Julgo que estes dois casos são suficientes para apresentar (ainda que de um modo simplista e a partir de fontes secundárias) as pretensões do contratualismo. Para finalizar, registem-se algumas objecções a essa teoria.2
Em primeiro lugar pode dizer-se que, se não houve realmente contrato, então nem os governos, nem as pessoas estão “obrigadas” a cumprir as suas promessas. Isto que faz que — de acordo com o contratualismo — nenhum governo seja legítimo. Defende-se, como alternativa, que esta consequência é implausível, uma vez que o que legitima os governos actuais — e a obrigação que lhes é devida — é a justiça da suas acções, e não a sua hipotética origem contratual. Objecta-se também que a insistência na justificação contratualista acaba por abranger não só os governos justos, mas também os injustos. Um contratualista poder defender-se dizendo que as pessoas assinariam um contrato que estipulasse a obediência apenas a governos justos e, assim, pode falar-se de um “contrato hipotético” entre governados e governantes. Contudo, se o contrato é meramente hipotético, então, novamente, nada obriga a que promessas hipotéticas tenham de ser cumpridas, uma vez que ninguém se comprometeu, de facto, com nenhuma obrigação.

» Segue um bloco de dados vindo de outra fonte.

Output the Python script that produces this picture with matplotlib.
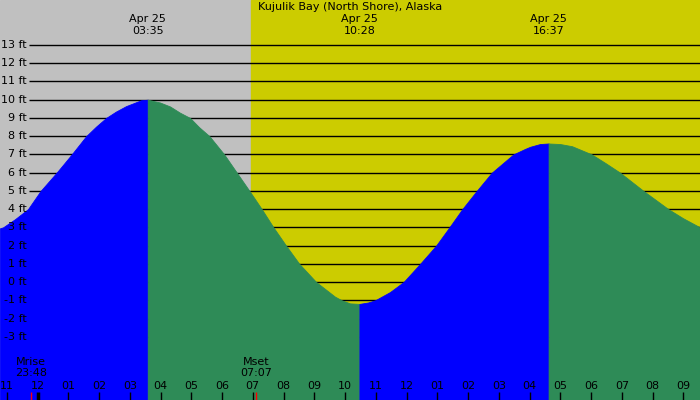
import matplotlib
matplotlib.use("Agg")
import numpy as np
import matplotlib.pyplot as plt

plt.rcParams['font.family'] = ['DejaVu Sans']

# Часы от полуночи 25 апреля и высота прилива (ft)
tide_hours = [-1.22, -1.12, -0.73, -0.31, 0.10, 0.62, 1.11, 1.58, 1.90, 2.23, 2.55,
              2.88, 3.20, 3.37, 3.583,
              3.98, 4.31, 4.63, 4.96, 5.25, 5.59, 6.07, 6.48, 6.89, 7.29, 7.67,
              8.08, 8.51, 9.06, 9.48, 9.67, 9.89, 10.16, 10.467,
              10.75, 10.98, 11.46, 11.90, 12.44, 12.96, 13.39, 13.81, 14.28, 14.77,
              15.47, 15.85, 16.02, 16.34, 16.617,
              16.99, 17.38, 18.02, 18.49, 18.94, 19.70, 20.51, 20.99, 21.54]
tide_ft = [2.95, 3.0, 3.45, 4.0, 5.0, 6.0, 7.0, 8.0, 8.52, 9.0, 9.35,
           9.65, 9.86, 9.97, 10.0,
           9.85, 9.63, 9.29, 9.0, 8.5, 8.0, 7.0, 6.0, 5.0, 4.0, 3.0,
           2.0, 1.0, 0.0, -0.55, -0.8, -1.0, -1.17, -1.2,
           -1.12, -1.0, -0.55, 0.0, 1.0, 2.0, 3.0, 4.0, 5.0, 6.0,
           7.0, 7.3, 7.42, 7.57, 7.6,
           7.57, 7.45, 7.0, 6.5, 6.0, 5.0, 4.0, 3.5, 3.0]

extreme_hours = [3.583, 10.467, 16.617]
extreme_labels = ['03:35', '10:28', '16:37']

levels = list(range(-3, 14))
hour_ticks = list(range(-1, 22))
hour_labels = ['11', '12', '01', '02', '03', '04', '05', '06', '07', '08', '09', '10',
               '11', '12', '01', '02', '03', '04', '05', '06', '07', '08', '09']

sunrise = 6.94
moon_events = [(-0.2, 'Mrise', '23:48'), (7.117, 'Mset', '07:07')]

t = np.array(tide_hours)
h = np.array(tide_ft)

fig = plt.figure(figsize=(7, 4), dpi=100)
ax = fig.add_axes([0, 0, 1, 1])
x0, x1 = -1.22, 21.54
y0, y1 = -6.47, 15.47
ax.set_xlim(x0, x1)
ax.set_ylim(y0, y1)
ax.axis('off')

# ночь / день
ax.axvspan(x0, sunrise, color='#c0c0c0', zorder=0)
ax.axvspan(sunrise, x1, color='#cccc00', zorder=0)

ytr = ax.get_yaxis_transform()
xtr = ax.get_xaxis_transform()
ax.hlines(levels, 29 / 700, 1, transform=ytr, color='black', lw=1, zorder=1)

# прилив синим, отлив зелёным
bounds = [t[0]] + extreme_hours + [t[-1]]
colors = ['#0000ff', '#2e8b57', '#0000ff', '#2e8b57']
for i in range(4):
    m = (t >= bounds[i]) & (t <= bounds[i + 1])
    ax.fill_between(t[m], h[m], y0, facecolor=colors[i], edgecolor=colors[i],
                    lw=0.6, zorder=2)

for lev in levels:
    ax.text(27 / 700, lev, f'{lev} ft', transform=ytr, ha='right', va='center',
            fontsize=8, zorder=5)

ax.text(0.5, 1 - 7 / 400, 'Kujulik Bay (North Shore), Alaska', transform=ax.transAxes,
        ha='center', va='center', fontsize=8, zorder=5)
for eh, lab in zip(extreme_hours, extreme_labels):
    ax.text(eh, 1 - 19 / 400, 'Apr 25', transform=xtr, ha='center', va='center', fontsize=8)
    ax.text(eh, 1 - 31 / 400, lab, transform=xtr, ha='center', va='center', fontsize=8)

for hh, lab in zip(hour_ticks, hour_labels):
    ax.vlines(hh, 0, 8 / 400, transform=xtr, color='black', lw=1 if hh != 0 else 2.5, zorder=5)
    ax.text(hh, 14 / 400, lab, transform=xtr, ha='center', va='center', fontsize=8, zorder=5)

for mh, name, tm in moon_events:
    ax.vlines(mh, 0, 8 / 400, transform=xtr, color='red', lw=1, zorder=6)
    ax.text(mh, 38 / 400, name, transform=xtr, ha='center', va='center', fontsize=8, zorder=5)
    ax.text(mh, 27 / 400, tm, transform=xtr, ha='center', va='center', fontsize=8, zorder=5)

fig.savefig('out.png', dpi=100)
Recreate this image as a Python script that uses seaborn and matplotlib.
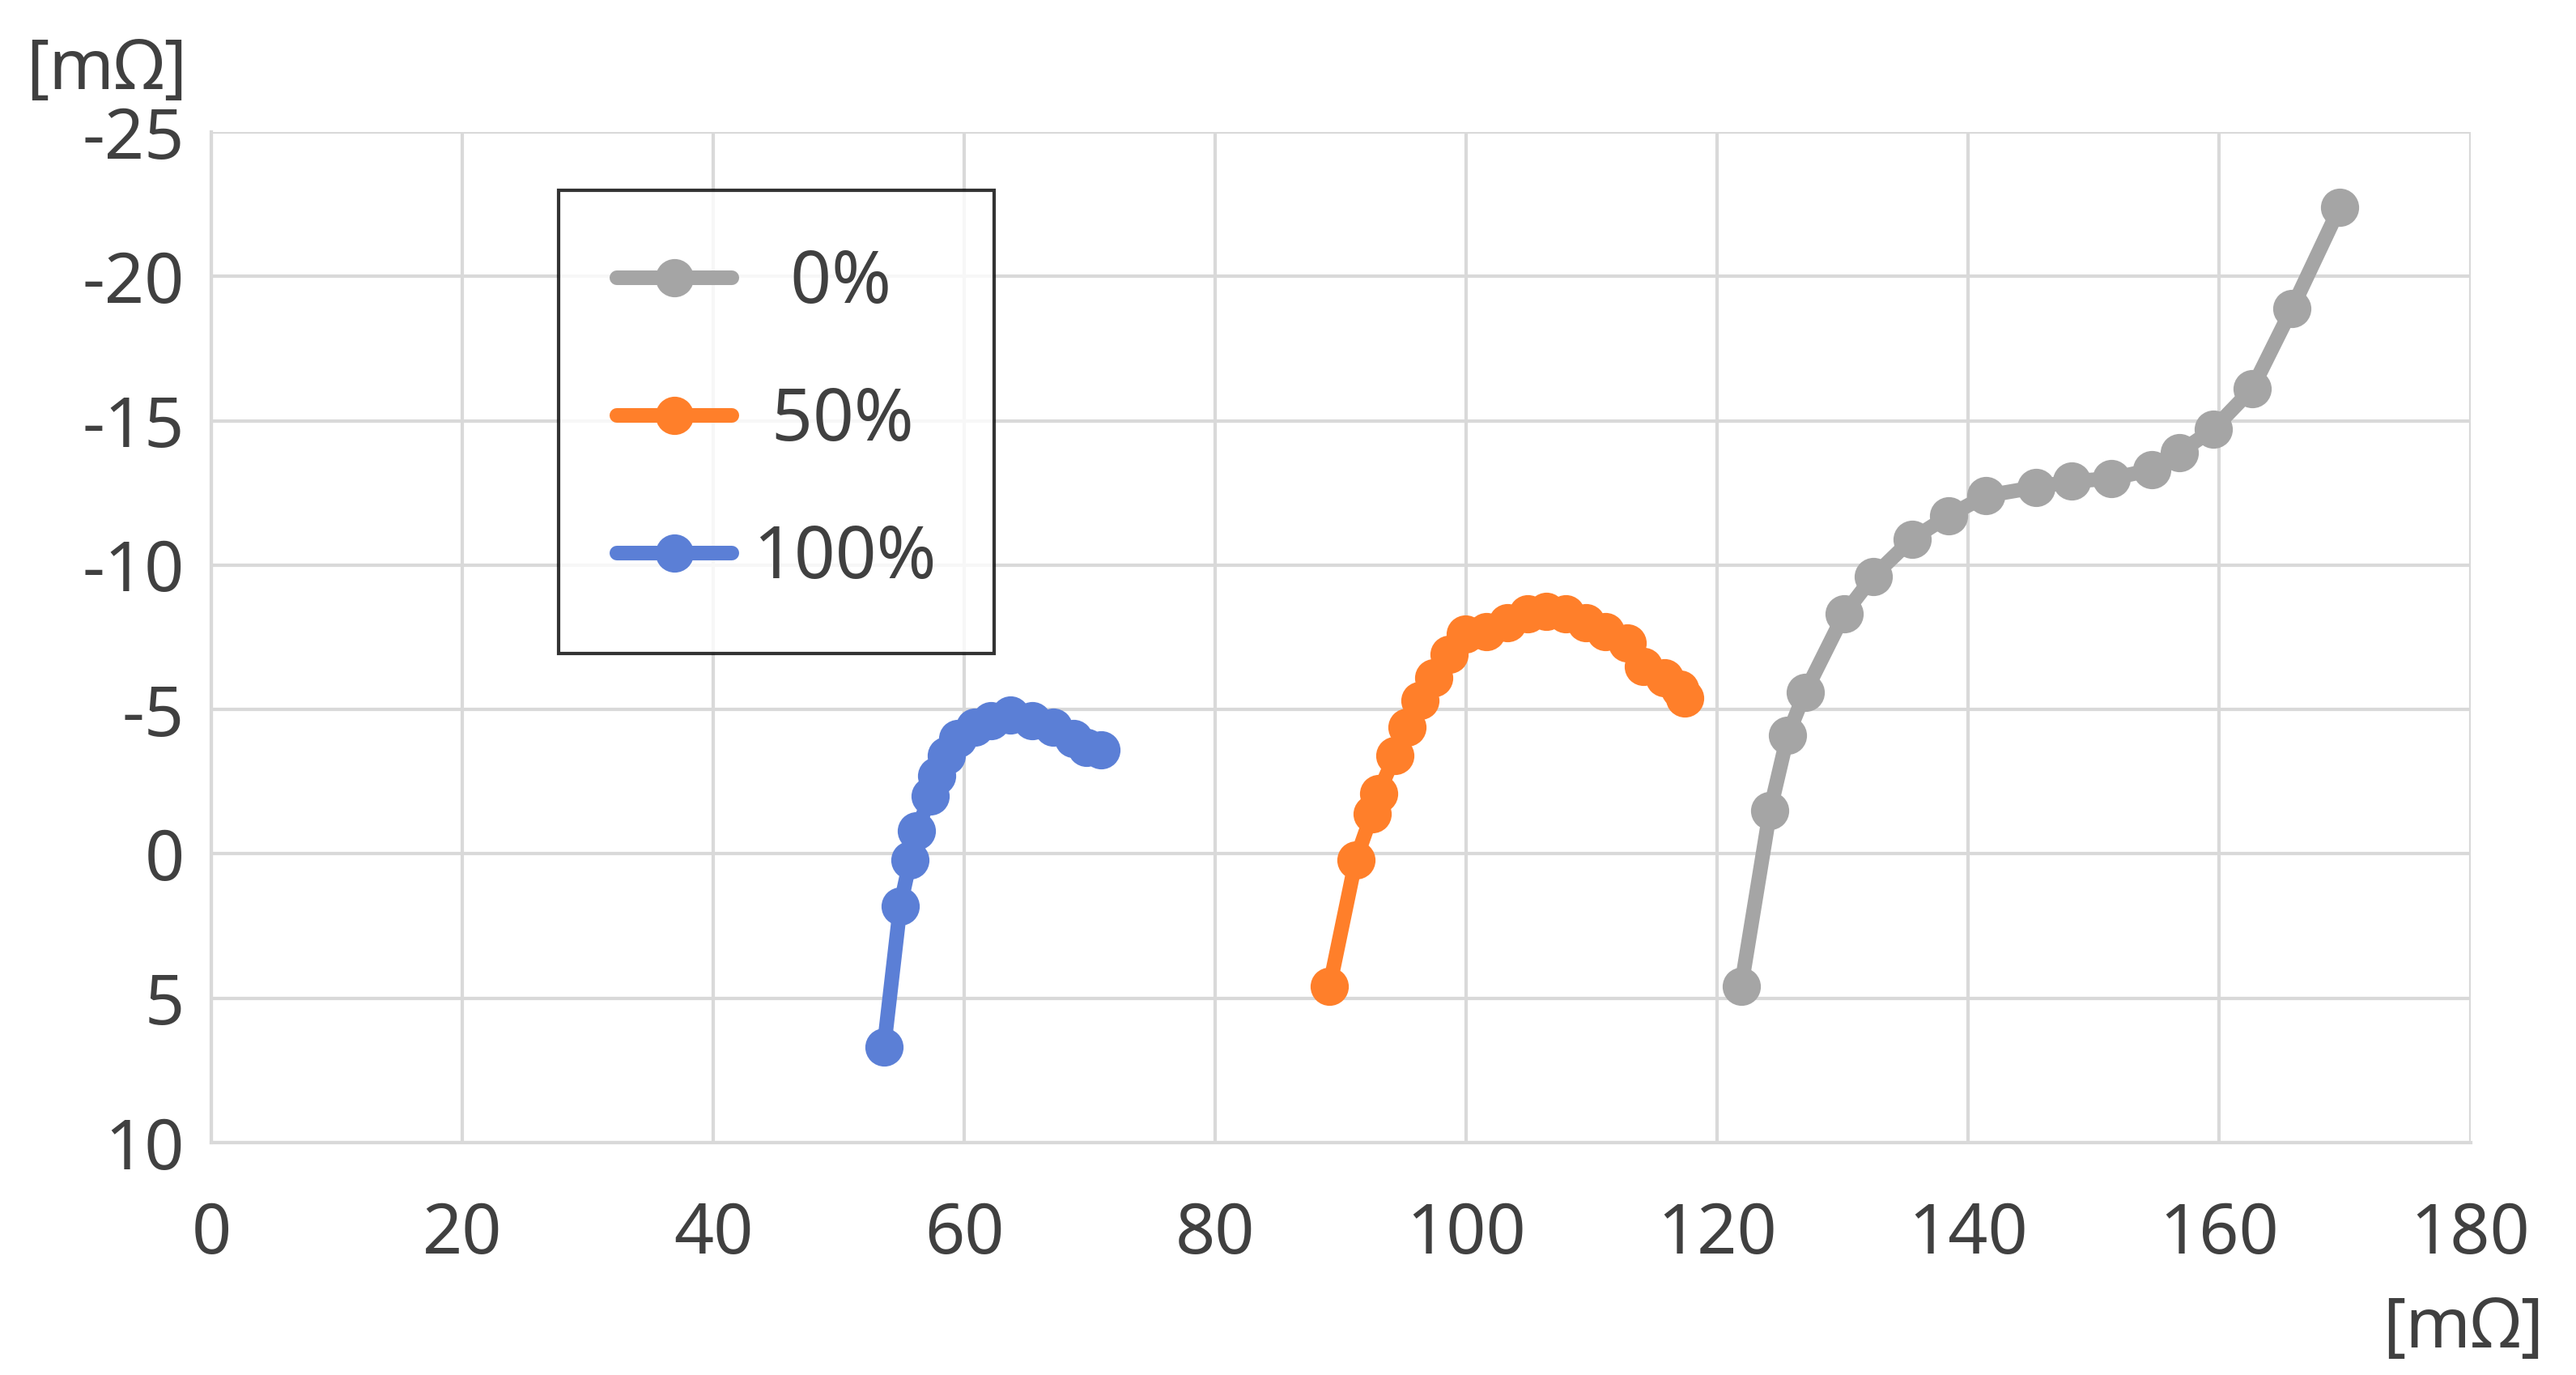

Em segundo lugar, repare-se que a teoria do contrato social justifica a obediência aos governos pela necessidade de cumprir as nossas promessas. O ponto é que podemos sempre colocar a pertinente questão de saber por que deveremos nós cumprir as nossas promessas. Os contratualistas caem no erro de substituir um dever já em si duvidoso — a obediência — por outro também duvidoso — o cumprimento de promessas.